The line containing "from matplotlib.patches import" marks the end: extract everything from the first line of the data through that line, exactly, with no pictures.

—————

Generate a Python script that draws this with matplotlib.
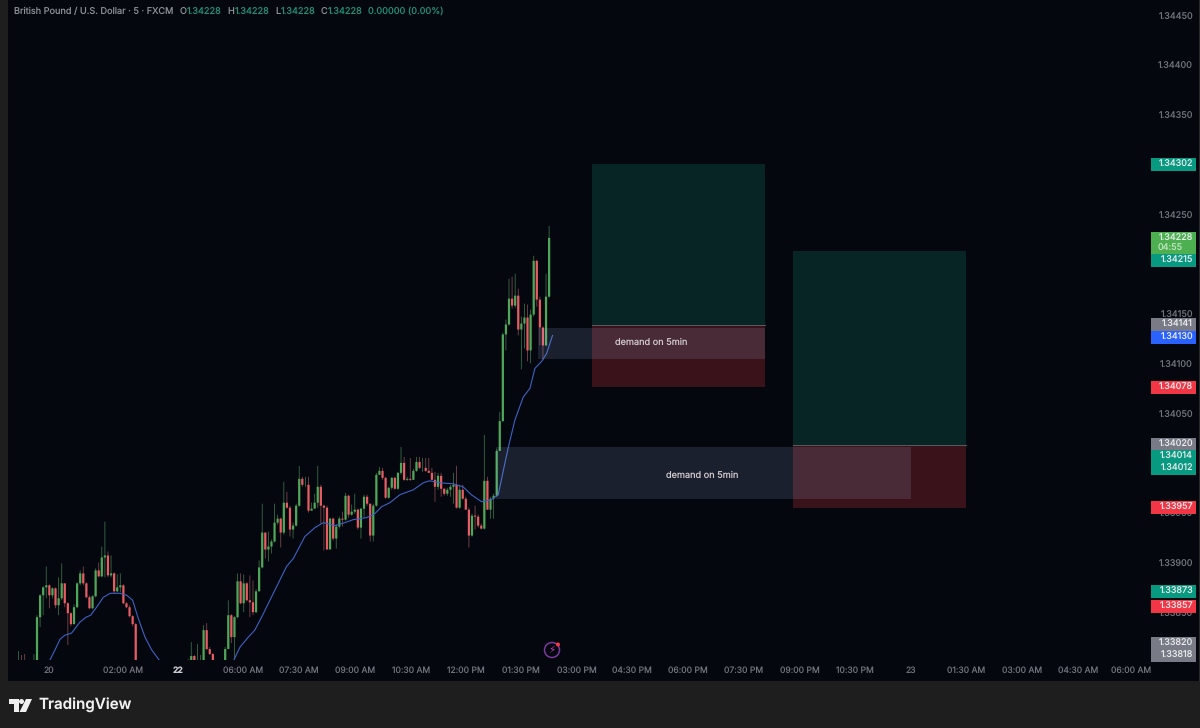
import numpy as np
import matplotlib
matplotlib.use("Agg")
import matplotlib.pyplot as plt
from matplotlib.patches import Rectangle, Circle, Polygon

nan = np.nan
closes = [1.33798,1.33795,1.33790,nan,nan,1.33795,1.33847,1.33869,1.33877,1.33879,
1.33869,1.33876,1.33859,1.33866,1.33881,1.33861,1.33851,1.33840,1.33857,1.33881,
1.33891,1.33881,1.33867,1.33856,1.33868,1.33894,1.33888,1.33907,1.33909,1.33889,
1.33891,1.33873,1.33877,1.33879,1.33861,1.33857,1.33848,1.33840,1.33770,
nan,nan,nan,nan,nan,nan,nan,nan,nan,nan,nan,nan,nan,nan,nan,nan,
1.33795,1.33808,1.33795,1.33798,1.33800,1.33834,1.33815,1.33810,1.33795,nan,nan,nan,
1.33815,1.33849,1.33827,1.33847,1.33883,1.33861,1.33881,1.33864,1.33862,1.33852,1.33873,1.33897,
1.33932,1.33915,1.33918,1.33923,1.33942,1.33946,1.33932,1.33962,1.33957,1.33935,1.33939,1.33959,
1.33986,1.33980,1.33980,1.33954,1.33956,1.33962,1.33978,1.33959,1.33957,1.33915,1.33946,1.33926,
1.33938,1.33946,1.33945,1.33969,1.33950,1.33953,1.33955,1.33937,1.33956,1.33968,1.33961,1.33929,
1.33959,1.33990,1.33994,1.33987,1.33967,1.33977,1.33987,1.33976,1.33992,1.34002,1.33985,1.33986,
1.33985,1.33994,1.34003,1.33997,1.33997,1.33994,1.33992,1.33985,1.33978,1.33989,1.33976,1.33971,
1.33975,1.33978,1.33980,1.33957,1.33975,1.33966,1.33955,1.33929,1.33949,1.33948,1.33939,1.33936,
1.33984,1.33955,1.33966,1.33969,1.34014,1.34044,1.34131,1.34141,1.34167,1.34160,1.34170,1.34136,
1.34142,1.34148,1.34115,1.34151,1.34205,1.34166,1.34138,1.34120,1.34169,1.34228]
highs = [1.33813,1.33809,1.33810,nan,nan,1.33810,1.33849,1.33870,1.33878,1.33898,
1.33880,1.33877,1.33877,1.33887,1.33901,1.33881,1.33862,1.33852,1.33860,1.33882,
1.33894,1.33898,1.33882,1.33869,1.33869,1.33896,1.33902,1.33918,1.33943,1.33913,
1.33909,1.33892,1.33890,1.33891,1.33880,1.33862,1.33859,1.33849,1.33841,
nan,nan,nan,nan,nan,nan,nan,nan,nan,nan,nan,nan,nan,nan,nan,nan,
1.33805,1.33822,1.33809,1.33820,1.33809,1.33839,1.33841,1.33817,1.33811,nan,nan,nan,
1.33817,1.33864,1.33850,1.33848,1.33891,1.33891,1.33890,1.33882,1.33889,1.33884,1.33875,1.33904,
1.33961,1.33932,1.33933,1.33925,1.33961,1.33950,1.33947,1.33983,1.33973,1.33959,1.33942,1.33961,
1.33999,1.33988,1.33988,1.33988,1.33962,1.33971,1.33999,1.33980,1.33960,1.33959,1.33947,1.33947,
1.33940,1.33948,1.33953,1.33972,1.33970,1.33960,1.33971,1.33956,1.33957,1.33970,1.33970,1.33961,
1.33961,1.33992,1.33998,1.33997,1.33988,1.33978,1.33988,1.33988,1.33993,1.34018,1.34008,1.33988,
1.34007,1.33996,1.34008,1.34008,1.34007,1.34007,1.34007,1.33997,1.33993,1.33992,1.33992,1.33977,
1.33977,1.33980,1.33992,1.33999,1.33980,1.33980,1.33968,1.33957,1.33951,1.33959,1.33950,1.33941,
1.34030,1.33988,1.33968,1.33971,1.34016,1.34053,1.34133,1.34146,1.34187,1.34189,1.34192,1.34177,
1.34149,1.34162,1.34161,1.34156,1.34210,1.34206,1.34169,1.34139,1.34192,1.34240]
lows = [1.33780,1.33780,1.33775,nan,nan,1.33780,1.33780,1.33837,1.33849,1.33866,
1.33856,1.33866,1.33856,1.33849,1.33864,1.33857,1.33819,1.33838,1.33840,1.33856,
1.33879,1.33879,1.33866,1.33855,1.33855,1.33867,1.33887,1.33887,1.33887,1.33887,
1.33887,1.33871,1.33872,1.33872,1.33860,1.33856,1.33847,1.33838,1.33770,
nan,nan,nan,nan,nan,nan,nan,nan,nan,nan,nan,nan,nan,nan,nan,nan,
1.33780,1.33780,1.33780,1.33780,1.33780,1.33780,1.33814,1.33809,1.33780,nan,nan,nan,
1.33780,1.33816,1.33821,1.33805,1.33846,1.33860,1.33852,1.33863,1.33847,1.33849,1.33851,1.33873,
1.33896,1.33906,1.33903,1.33911,1.33922,1.33940,1.33917,1.33930,1.33956,1.33928,1.33926,1.33938,
1.33958,1.33978,1.33978,1.33952,1.33955,1.33960,1.33957,1.33941,1.33914,1.33915,1.33916,1.33924,
1.33916,1.33936,1.33938,1.33944,1.33947,1.33949,1.33951,1.33935,1.33926,1.33947,1.33959,1.33923,
1.33923,1.33958,1.33990,1.33985,1.33966,1.33966,1.33975,1.33975,1.33975,1.33990,1.33984,1.33984,
1.33984,1.33985,1.33993,1.33996,1.33993,1.33993,1.33992,1.33985,1.33963,1.33975,1.33968,1.33969,
1.33969,1.33968,1.33961,1.33956,1.33956,1.33965,1.33955,1.33917,1.33928,1.33935,1.33937,1.33935,
1.33935,1.33955,1.33946,1.33946,1.33968,1.34014,1.34043,1.34115,1.34140,1.34157,1.34158,1.34130,
1.34096,1.34117,1.34104,1.34102,1.34149,1.34159,1.34120,1.34105,1.34119,1.34168]

ma_bars = [10.2,11.8,13.5,15.1,17.2,19.9,21.9,23.4,25.3,27.5,29.7,32.9,35.1,37,38.8,41,43.2,45.6,47,
None,
67,69.8,71.8,74.5,76.6,78.8,82.6,86.9,89.1,92.8,96.1,98.8,102.6,105.8,108.5,112.8,115.5,117.7,120.4,123.6,
128,131.2,133.3,136.6,140.9,144.1,146.8,150.1,153.3,155.5,157.2,158.8,160.9,163.6,165.8,167.4,169.6,171.2,173.1]
ma_values = [1.33804,1.33814,1.33825,1.33829,1.33831,1.33842,1.33847,1.33849,1.33857,1.33867,1.33871,1.33871,1.33869,1.33864,1.33846,1.33827,1.33814,1.33804,1.33790,
None,
1.33785,1.33804,1.33817,1.33827,1.33834,1.33847,1.33871,1.33898,1.33906,1.33928,1.33937,1.33942,1.33939,1.33942,1.33945,1.33947,1.33951,1.33958,1.33962,1.33970,
1.33975,1.33982,1.33984,1.33982,1.33981,1.33978,1.33970,1.33963,1.33965,1.33970,1.33995,1.34018,1.34045,1.34068,1.34077,1.34097,1.34104,1.34112,1.34130]

time_ticks = [49,123,178,243,299,355,411,466,521,577,632,688,744,800,855,911,966,1022,1078,1131]
time_labels = ["20","02:00 AM","22","06:00 AM","07:30 AM","09:00 AM","10:30 AM","12:00 PM","01:30 PM","03:00 PM","04:30 PM","06:00 PM","07:30 PM","09:00 PM","10:30 PM","23","01:30 AM","03:00 AM","04:30 AM","06:00 AM"]
price_ticks = [1.34450,1.34400,1.34350,1.34250,1.34200,1.34150,1.34100,1.34050,1.33950,1.33900,1.33850]
price_tick_labels = ["1.34450","1.34400","1.34350","1.34250","1.34200","1.34150","1.34100","1.34050","1.33950","1.33900","1.33850"]
tag_texts = ["1.34302","1.34228","04:55","1.34215","1.34141","1.34130","1.34078","1.34020","1.34014","1.34012","1.33957","1.33873","1.33857","1.33820","1.33818"]
tag_kinds = ["teal","lime","lime","teal","grey","blue","red","grey","teal","teal","red","teal","red","grey","grey"]
tag_rows = [164,238,248,260,324,337,387,444,456,468,507,591,606,643,655]
position_bars = [(185.9,242.0),(251.0,307.1)]
position_prices = [(1.34302,1.34141,1.34078),(1.34215,1.34020,1.33957)]
zone_bars = [(168.4,242.0),(154.8,289.3)]
zone_prices = [(1.34138,1.34106),(1.34018,1.33966)]
zone_text = ["demand on 5min","demand on 5min"]
zone_text_at = [(205,1.34123),(221.6,1.33989)]

BG="#05070e"; OUTER="#1e1e1e"
plt.rcParams['font.family']=['Inter','DejaVu Sans']
plt.rcParams['text.hinting']='none'
plt.rcParams['text.hinting_factor']=1
fig=plt.figure(figsize=(12,7.28),dpi=100,facecolor=OUTER)
W,H=1200,728
ov=fig.add_axes([0,0,1,1],zorder=0); ov.set_xlim(0,W); ov.set_ylim(H,0); ov.axis('off')
ov.add_patch(Rectangle((8,0),1191,681,fc=BG,ec='none'))
ov.add_patch(Rectangle((1199,0),1,681,fc="#2a2a2a",ec='none'))

ax=fig.add_axes([8/W,1-660/H,(1150-8)/W,660/H],zorder=1)
ax.patch.set_alpha(0)
ax.set_xlim((8-18.5)/3.085,(1150-18.5)/3.085)
ax.set_ylim(1.33804,1.34467)
ax.axis('off')

c=np.array(closes,float); h=np.array(highs,float); l=np.array(lows,float)
o=np.r_[1.33770,c[:-1]]
o=np.where(np.isnan(o),1.33770,o)
idx=np.arange(len(c))
up=c>=o
GREEN="#4fa85a"; RED="#e85c64"
w1=ax.vlines(idx[up],l[up],h[up],color="#386b44",lw=0.6,zorder=2)
w2=ax.vlines(idx[~up],l[~up],h[~up],color="#7c444b",lw=0.6,zorder=2)
w1.set_snap(False); w2.set_snap(False)
b1=ax.bar(idx[up],(c-o)[up],bottom=o[up],width=0.72,color=GREEN,lw=0,zorder=3)
b2=ax.bar(idx[~up],(c-o)[~up],bottom=o[~up],width=0.72,color=RED,lw=0,zorder=3)
for p in list(b1)+list(b2):
    p.set_snap(False)

sp=ma_bars.index(None)
ax.plot(ma_bars[:sp],ma_values[:sp],color="#3d62c4",lw=0.8,zorder=4)
ax.plot(ma_bars[sp+1:],ma_values[sp+1:],color="#3d62c4",lw=0.8,zorder=4)

for (x0,x1),(tp,en,sl) in zip(position_bars,position_prices):
    ax.add_patch(Rectangle((x0,en),x1-x0,tp-en,fc="#062524",ec='none',zorder=1))
    ax.add_patch(Rectangle((x0,sl),x1-x0,en-sl,fc="#391319",ec='none',zorder=1))
    ax.plot([x0,x1],[en,en],color="#5f5a5e",lw=0.7,zorder=1.5)
for (x0,x1),(a,b) in zip(zone_bars,zone_prices):
    ax.add_patch(Rectangle((x0,b),x1-x0,a-b,fc=(175/255,200/255,1.0,0.135),ec='none',zorder=5))
for t,(x,y) in zip(zone_text,zone_text_at):
    ax.text(x,y,t,color="#cfc8cc",fontsize=6.6,ha='center',va='center',zorder=6)

# price scale, time scale, tags
for p,t in zip(price_ticks,price_tick_labels):
    yy=(1.34467-p)/1.005e-5
    ov.text(1193,yy,t,color="#6f727a",fontsize=6.5,ha='right',va='center')
for x,t in zip(time_ticks,time_labels):
    bold=t in("22",)
    tx=ov.text(x,671,t,color="#c9cbd0" if bold else "#6f727a",fontsize=6.2,ha='center',va='center',fontweight='bold' if bold else 'normal',zorder=1)
    tx.set_clip_path(Rectangle((8,660),1142,21,transform=ov.transData))
cols={"teal":"#089981","lime":"#4caf50","grey":"#787b86","blue":"#2962ff","red":"#f23645"}
for t,k,y in zip(tag_texts,tag_kinds,tag_rows):
    ov.add_patch(Rectangle((1151,y-6.5),45,13,fc=cols[k],ec='none',zorder=3))
    ov.text(1193 if t!="04:55" else 1158,y+0.5,t,color="#e6e8ea" if t!="04:55" else "#bfe3c0",fontsize=6.5,ha='right' if t!="04:55" else 'left',va='center',zorder=4)

# legend line
hdr=[("British Pound / U.S. Dollar · 5 · FXCM",14,"#8b8e95"),("O",180,"#8b8e95"),("1.34228",187,"#1f8f76"),("H",227,"#8b8e95"),("1.34228",234.5,"#1f8f76"),("L",275,"#8b8e95"),("1.34228",281,"#1f8f76"),("C",321,"#8b8e95"),("1.34228",328,"#1f8f76"),("0.00000 (0.00%)",368,"#1f8f76")]
for t,x,cc in hdr:
    ov.text(x,11,t,color=cc,fontsize=6.6,ha='left',va='center',zorder=5)

# lightning marker
ov.add_patch(Circle((552,650),7.5,fc=BG,ec="#7a3a9c",lw=1.1,zorder=5))
ov.text(552,650,"\u26a1",color="#c83fc0",fontsize=7,ha='center',va='center',family='DejaVu Sans',zorder=6)
ov.add_patch(Circle((558,644.5),2,fc="#f23645",ec='none',zorder=7))

# logo
ov.add_patch(Polygon([(9,699),(19,699),(19,712),(14,712),(14,704),(9,704)],fc="#f0f0f0",ec='none'))
ov.add_patch(Circle((21.5,701.5),2.5,fc="#f0f0f0",ec='none'))
ov.add_patch(Polygon([(26,699),(32,699),(26,712),(19.5,712)],fc="#f0f0f0",ec='none'))
ov.text(38,705,"TradingView",color="#f0f0f0",fontsize=10.9,fontweight='semibold',ha='left',va='center')

fig.savefig("out.png",dpi=100,facecolor=OUTER)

—————

## ANSWER TO THE PROBLEM
Generate a Python script that draws this with matplotlib.
import numpy as np
import matplotlib
matplotlib.use("Agg")
import matplotlib.pyplot as plt
from matplotlib.patches import Rectangle, Circle, Polygon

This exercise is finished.